*Job*. Below are the records; extract from them the line containing "Give me the matplotlib source for this chart." to the line containing "from matplotlib.ticker import", both lines included, exactly and with no pictures.

>> BEGIN Extracted information

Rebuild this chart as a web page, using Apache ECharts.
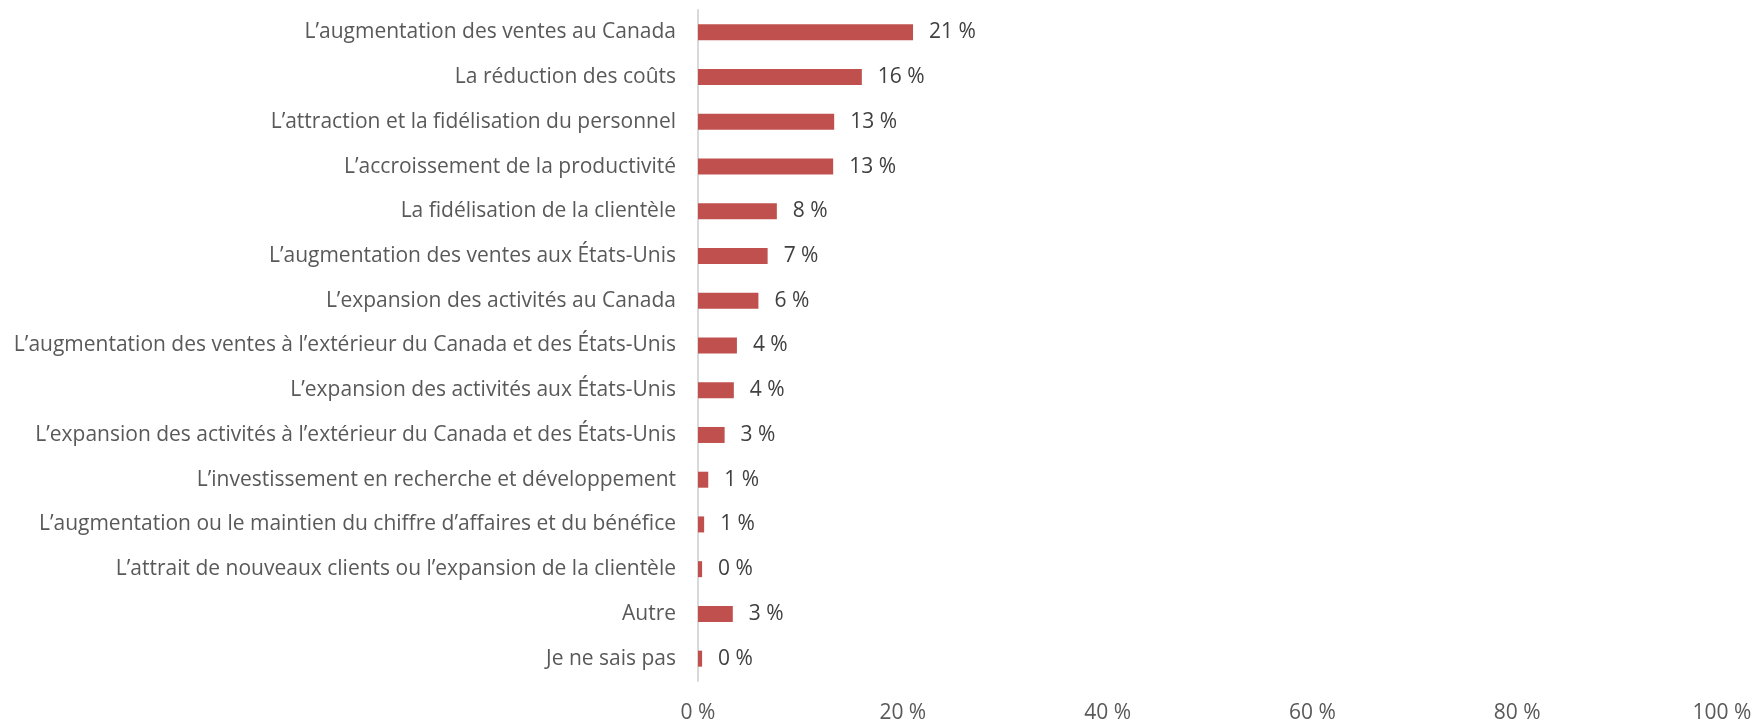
<!DOCTYPE html>
<html lang="fr">
<head>
<meta charset="UTF-8">
<title>Avantages</title>
<style>
  html, body { margin: 0; padding: 0; background: #fff; }
  #chart { width: 1762px; height: 724px; }
</style>
</head>
<body>
<div id="chart"></div>
<script src="https://cdn.jsdelivr.net/npm/echarts@6/dist/echarts.min.js"></script>
<script>
// catégories, du haut vers le bas
var categories = [
  'L\u2019augmentation des ventes au Canada',
  'La réduction des coûts',
  'L\u2019attraction et la fidélisation du personnel',
  'L\u2019accroissement de la productivité',
  'La fidélisation de la clientèle',
  'L\u2019augmentation des ventes aux États-Unis',
  'L\u2019expansion des activités au Canada',
  'L\u2019augmentation des ventes à l\u2019extérieur du Canada et des États-Unis',
  'L\u2019expansion des activités aux États-Unis',
  'L\u2019expansion des activités à l\u2019extérieur du Canada et des États-Unis',
  'L\u2019investissement en recherche et développement',
  'L\u2019augmentation ou le maintien du chiffre d\u2019affaires et du bénéfice',
  'L\u2019attrait de nouveaux clients ou l\u2019expansion de la clientèle',
  'Autre',
  'Je ne sais pas'
];
var values = [21.0, 16.0, 13.3, 13.2, 7.7, 6.8, 5.9, 3.8, 3.5, 2.6, 1.0, 0.6, 0.4, 3.4, 0.4];
var xTicks = [0, 20, 40, 60, 80, 100];

var chart = echarts.init(document.getElementById('chart'));
var font = 'Open Sans';

var option = {
  animation: false,
  grid: { left: 698, right: 40, top: 10, bottom: 39, containLabel: false },
  xAxis: {
    type: 'value',
    min: xTicks[0],
    max: xTicks[xTicks.length - 1],
    interval: 20,
    axisLine: { show: false },
    axisTick: { show: false },
    splitLine: { show: false },
    axisLabel: {
      formatter: '{value} %',
      color: '#595959',
      fontFamily: font,
      fontSize: 21,
      margin: 22
    }
  },
  yAxis: {
    type: 'category',
    inverse: true,
    data: categories,
    axisLine: { show: true, lineStyle: { color: '#d9d9d9', width: 2 } },
    axisTick: { show: false },
    axisLabel: {
      color: '#595959',
      fontFamily: font,
      fontSize: 21,
      margin: 22
    }
  },
  series: [{
    type: 'bar',
    data: values,
    barWidth: 16,
    itemStyle: { color: '#c0504d' },
    label: {
      show: true,
      position: 'right',
      distance: 16,
      color: '#404040',
      fontFamily: font,
      fontSize: 21,
      formatter: function (p) { return Math.round(p.value) + ' %'; }
    }
  }]
};

chart.setOption(option);
</script>
</body>
</html>
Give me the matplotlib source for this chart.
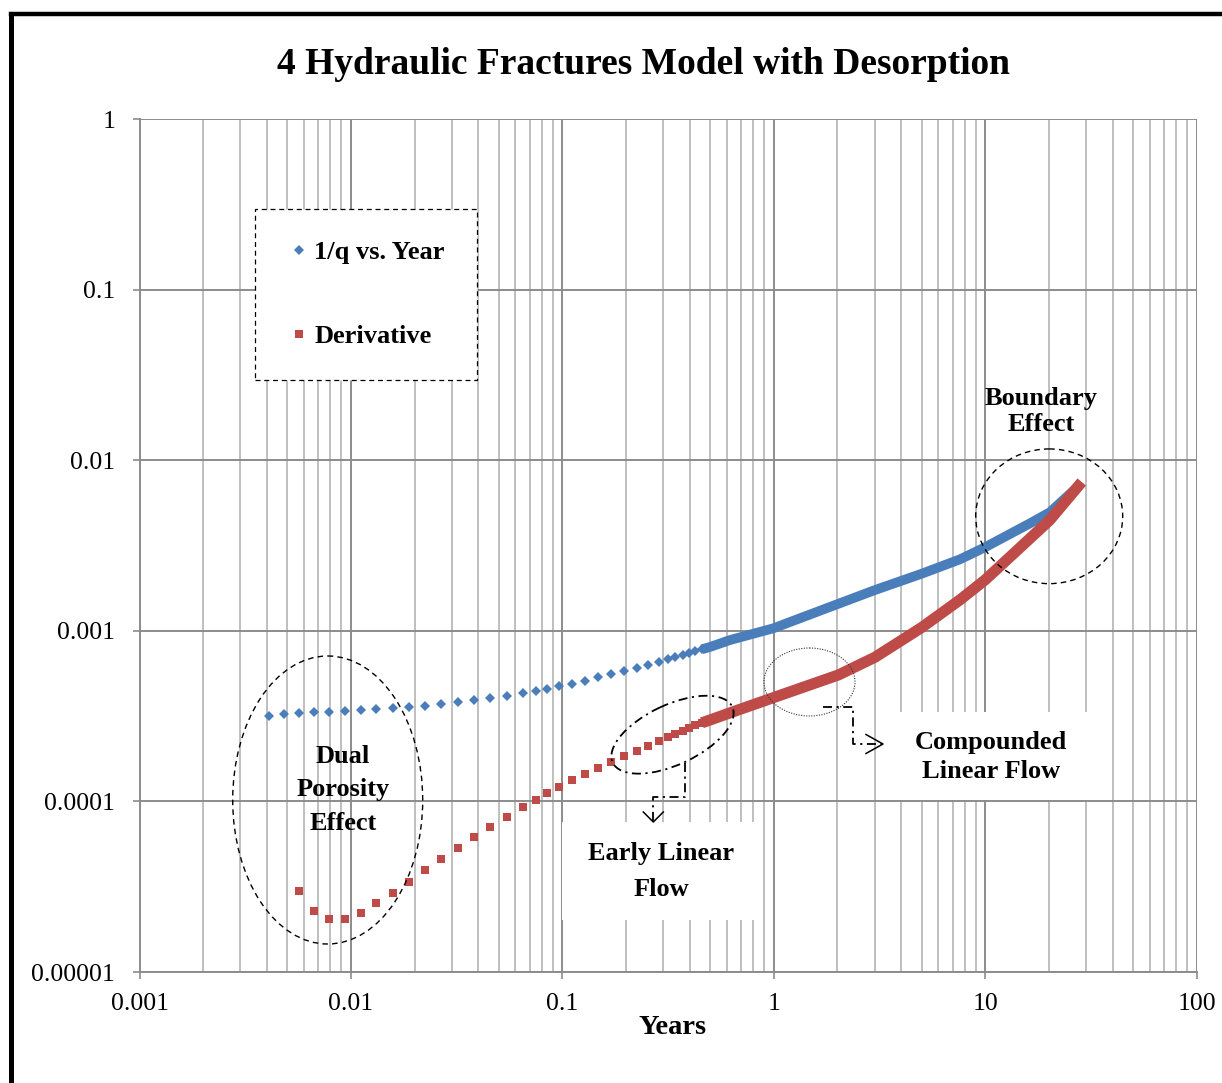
import matplotlib
matplotlib.use('Agg')
import matplotlib.pyplot as plt
from matplotlib.patches import Ellipse, Rectangle
from matplotlib.lines import Line2D
from matplotlib.transforms import Affine2D
from matplotlib.ticker import LogLocator, FixedLocator, FixedFormatter, NullLocator

# ---------------- data ----------------
years_q_sparse = [0.00411, 0.00483, 0.00568, 0.00669, 0.00787, 0.00934, 0.0112, 0.0131,
                  0.0158, 0.0188, 0.0224, 0.0267, 0.0320, 0.0382, 0.0456, 0.0545, 0.0654,
                  0.0750, 0.0848, 0.0967, 0.111, 0.128, 0.148, 0.170, 0.196, 0.225, 0.255,
                  0.287, 0.315, 0.341, 0.371, 0.396, 0.425, 0.457]
inv_q_sparse = [3.17e-4, 3.25e-4, 3.30e-4, 3.33e-4, 3.36e-4, 3.40e-4, 3.43e-4, 3.47e-4,
                3.51e-4, 3.56e-4, 3.63e-4, 3.72e-4, 3.81e-4, 3.92e-4, 4.02e-4, 4.17e-4, 4.32e-4,
                4.46e-4, 4.58e-4, 4.75e-4, 4.90e-4, 5.10e-4, 5.33e-4, 5.56e-4, 5.81e-4, 6.05e-4,
                6.33e-4, 6.59e-4, 6.81e-4, 6.99e-4, 7.21e-4, 7.38e-4, 7.58e-4, 7.79e-4]
years_q_dense = [0.457, 0.499, 0.621, 0.994, 2.02, 3.01, 5.00, 7.60, 9.97, 16.3, 20.2, 27.6]
inv_q_dense = [7.79e-4, 8.04e-4, 8.83e-4, 1.034e-3, 1.44e-3, 1.734e-3, 2.16e-3, 2.625e-3,
               3.087e-3, 4.27e-3, 4.95e-3, 7.05e-3]

years_d_sparse = [0.00568, 0.00669, 0.00790, 0.00934, 0.0111, 0.0131, 0.0158, 0.0188,
                  0.0224, 0.0267, 0.0320, 0.0382, 0.0456, 0.0545, 0.0654, 0.0750, 0.0848,
                  0.0967, 0.111, 0.128, 0.148, 0.170, 0.196, 0.225, 0.255, 0.287, 0.315,
                  0.341, 0.371, 0.396, 0.425, 0.457]
deriv_sparse = [2.97e-5, 2.28e-5, 2.04e-5, 2.05e-5, 2.23e-5, 2.53e-5, 2.92e-5, 3.39e-5,
                3.96e-5, 4.60e-5, 5.36e-5, 6.16e-5, 7.08e-5, 8.10e-5, 9.27e-5, 1.023e-4,
                1.115e-4, 1.218e-4, 1.331e-4, 1.443e-4, 1.576e-4, 1.707e-4, 1.851e-4,
                1.982e-4, 2.121e-4, 2.269e-4, 2.375e-4, 2.484e-4, 2.597e-4, 2.686e-4,
                2.786e-4, 2.889e-4]
years_d_dense = [0.457, 0.499, 0.643, 0.925, 2.02, 3.01, 5.00, 7.60, 9.97, 16.3, 20.2, 28.6]
deriv_dense = [2.889e-4, 3.00e-4, 3.356e-4, 3.93e-4, 5.51e-4, 7.0e-4, 1.045e-3, 1.52e-3,
               1.985e-3, 3.485e-3, 4.46e-3, 7.45e-3]

x_ticks = [0.001, 0.01, 0.1, 1, 10, 100]
x_tick_labels = ['0.001', '0.01', '0.1', '1', '10', '100']
y_ticks = [0.00001, 0.0001, 0.001, 0.01, 0.1, 1]
y_tick_labels = ['0.00001', '0.0001', '0.001', '0.01', '0.1', '1']

series_labels = ['1/q vs. Year', 'Derivative']
title = '4 Hydraulic Fractures Model with Desorption'
x_label = 'Years'

BLUE = '#4A7EBB'
RED = '#BE4B48'
GRID_MAJ = '#8C8C8C'
GRID_MIN = '#BFBFBF'

# ---------------- figure ----------------
W, H, DPI = 1222, 1083, 100
plt.rcParams['font.family'] = ['Liberation Serif', 'DejaVu Serif']

fig = plt.figure(figsize=(W / DPI, H / DPI), dpi=DPI)
fig.patch.set_facecolor('white')
ax = fig.add_axes([139.5 / W, 1 - 972 / H, 1057.2 / W, 853 / H])
# pixel transform (image coordinates, y downwards) for annotations
pix = Affine2D().scale(1 / W, -1 / H).translate(0, 1) + fig.transFigure

ax.set_xscale('log')
ax.set_yscale('log')
ax.set_xlim(x_ticks[0], x_ticks[-1])
ax.set_ylim(y_ticks[0], y_ticks[-1])
ax.xaxis.set_major_locator(FixedLocator(x_ticks))
ax.xaxis.set_major_formatter(FixedFormatter(x_tick_labels))
ax.yaxis.set_major_locator(FixedLocator(y_ticks))
ax.yaxis.set_major_formatter(FixedFormatter(y_tick_labels))
ax.xaxis.set_minor_locator(LogLocator(base=10, subs=range(2, 10), numticks=100))
ax.yaxis.set_minor_locator(NullLocator())
ax.set_axisbelow(True)
ax.grid(which='major', color=GRID_MAJ, lw=1.4)
ax.grid(which='minor', axis='x', color=GRID_MIN, lw=1.4)
ax.tick_params(which='minor', length=0)
ax.tick_params(which='major', direction='out', length=5, width=1.2, color=GRID_MAJ,
               labelsize=18.5, labelcolor='black')
ax.tick_params(axis='y', pad=12.5)
ax.tick_params(axis='x', pad=10)
for s in ['top', 'right']:
    ax.spines[s].set_visible(False)
for s in ['left', 'bottom']:
    ax.spines[s].set_color(GRID_MAJ)
    ax.spines[s].set_linewidth(1.4)

# ---------------- data marks ----------------
ax.plot(years_q_dense, inv_q_dense, color=BLUE, lw=7.0, solid_capstyle='butt',
        solid_joinstyle='round', zorder=3)
ax.plot(years_d_dense, deriv_dense, color=RED, lw=8.0, solid_capstyle='butt',
        solid_joinstyle='round', zorder=3)
hq, = ax.plot(years_q_sparse, inv_q_sparse, ls='none', marker='D', ms=5.4, mew=0,
              color=BLUE, zorder=3)
hd, = ax.plot(years_d_sparse, deriv_sparse, ls='none', marker='s', ms=5.8, mew=0,
              color=RED, zorder=3)

# ---------------- legend ----------------
leg = ax.legend([hq, hd], series_labels, loc='upper left',
                bbox_to_anchor=((255 - 139.5) / 1057.2, (972 - 209) / 853),
                prop=dict(weight='bold', size=19), frameon=True, fancybox=False,
                edgecolor='black', borderpad=1.2, labelspacing=2.3, handlelength=0.9,
                handletextpad=0.15, borderaxespad=0, markerscale=0.9)
fr = leg.get_frame()
fr.set_linestyle((0, (4, 3)))
fr.set_linewidth(0.9)
fr.set_facecolor('white')
fr.set_alpha(None)

# ---------------- titles ----------------
fig.text(643.5, 65, title, transform=pix, ha='center', va='center', fontsize=27,
         fontweight='bold')
ax.set_xlabel(x_label, fontsize=20.5, fontweight='bold')
ax.xaxis.set_label_coords((673 - 139.5) / 1057.2, (972 - 1028) / 853)
ax.xaxis.label.set_va('center')

# outer border (left and top edges visible)
fig.add_artist(Line2D([10.8, 10.8], [14, 1200], transform=pix, color='black', lw=3.6,
                      solid_capstyle='projecting'))
fig.add_artist(Line2D([10.8, 1300], [14, 14], transform=pix, color='black', lw=3.2,
                      solid_capstyle='projecting'))

# ---------------- annotations ----------------
def add(a):
    a.set_clip_on(False)
    return a

DASH = (0, (4, 3))
DASHDOT = (0, (5, 2.5, 1.2, 2.5))

ax.add_patch(add(Ellipse((327.7, 800), 190, 288, transform=pix, fill=False, ec='black',
                         lw=1.0, ls=DASH, zorder=4)))
ax.add_patch(add(Ellipse((1049.2, 516.3), 147, 134.7, transform=pix, fill=False,
                         ec='black', lw=1.0, ls=DASH, zorder=4)))
ax.add_patch(add(Ellipse((672.5, 734.7), 132, 60, angle=-25, transform=pix, fill=False,
                         ec='black', lw=1.3, ls=DASHDOT, zorder=4)))
ax.add_patch(add(Ellipse((809.5, 682), 91, 68, transform=pix, fill=False, ec='#333333',
                         lw=0.8, ls=(0, (1, 1.3)), zorder=4)))

# white text boxes
ax.add_patch(add(Rectangle((562, 822), 193, 98, transform=pix, fc='white', ec='none',
                           zorder=2.5)))
ax.add_patch(add(Rectangle((892, 712), 198, 88, transform=pix, fc='white', ec='none',
                           zorder=2.5)))

# connectors
ax.add_line(add(Line2D([685, 685, 653.3, 653.3], [762.7, 796.7, 796.7, 821],
                       transform=pix, color='black', lw=1.3, ls=DASHDOT, zorder=4)))
ax.add_line(add(Line2D([643.3, 653.3, 663.3], [812, 822, 812], transform=pix,
                       color='black', lw=1.1, zorder=4)))
ax.add_line(add(Line2D([823.3, 853.3, 853.3, 882], [707.3, 707.3, 744, 744],
                       transform=pix, color='black', lw=1.3, ls=DASHDOT, zorder=4)))
ax.add_line(add(Line2D([866, 883, 866], [734.5, 744, 753.5], transform=pix,
                       color='black', lw=1.1, zorder=4)))

def label(x, y, s):
    ax.text(x, y + 3, s, transform=pix, ha='center', va='center', fontsize=19,
            fontweight='bold', zorder=5, clip_on=False)

label(342.8, 753.3, 'Dual')
label(342.8, 786.7, 'Porosity')
label(343.5, 820, 'Effect')
label(1041.3, 395, 'Boundary')
label(1041.3, 421.7, 'Effect')
label(661, 850.7, 'Early Linear')
label(661, 886.5, 'Flow')
label(991, 739, 'Compounded')
label(991, 769, 'Linear Flow')

fig.savefig('out.png', dpi=DPI, facecolor='white')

>> END Extracted information

*Output for this exercise*.
Give me the matplotlib source for this chart.
import matplotlib
matplotlib.use('Agg')
import matplotlib.pyplot as plt
from matplotlib.patches import Ellipse, Rectangle
from matplotlib.lines import Line2D
from matplotlib.transforms import Affine2D
from matplotlib.ticker import LogLocator, FixedLocator, FixedFormatter, NullLocator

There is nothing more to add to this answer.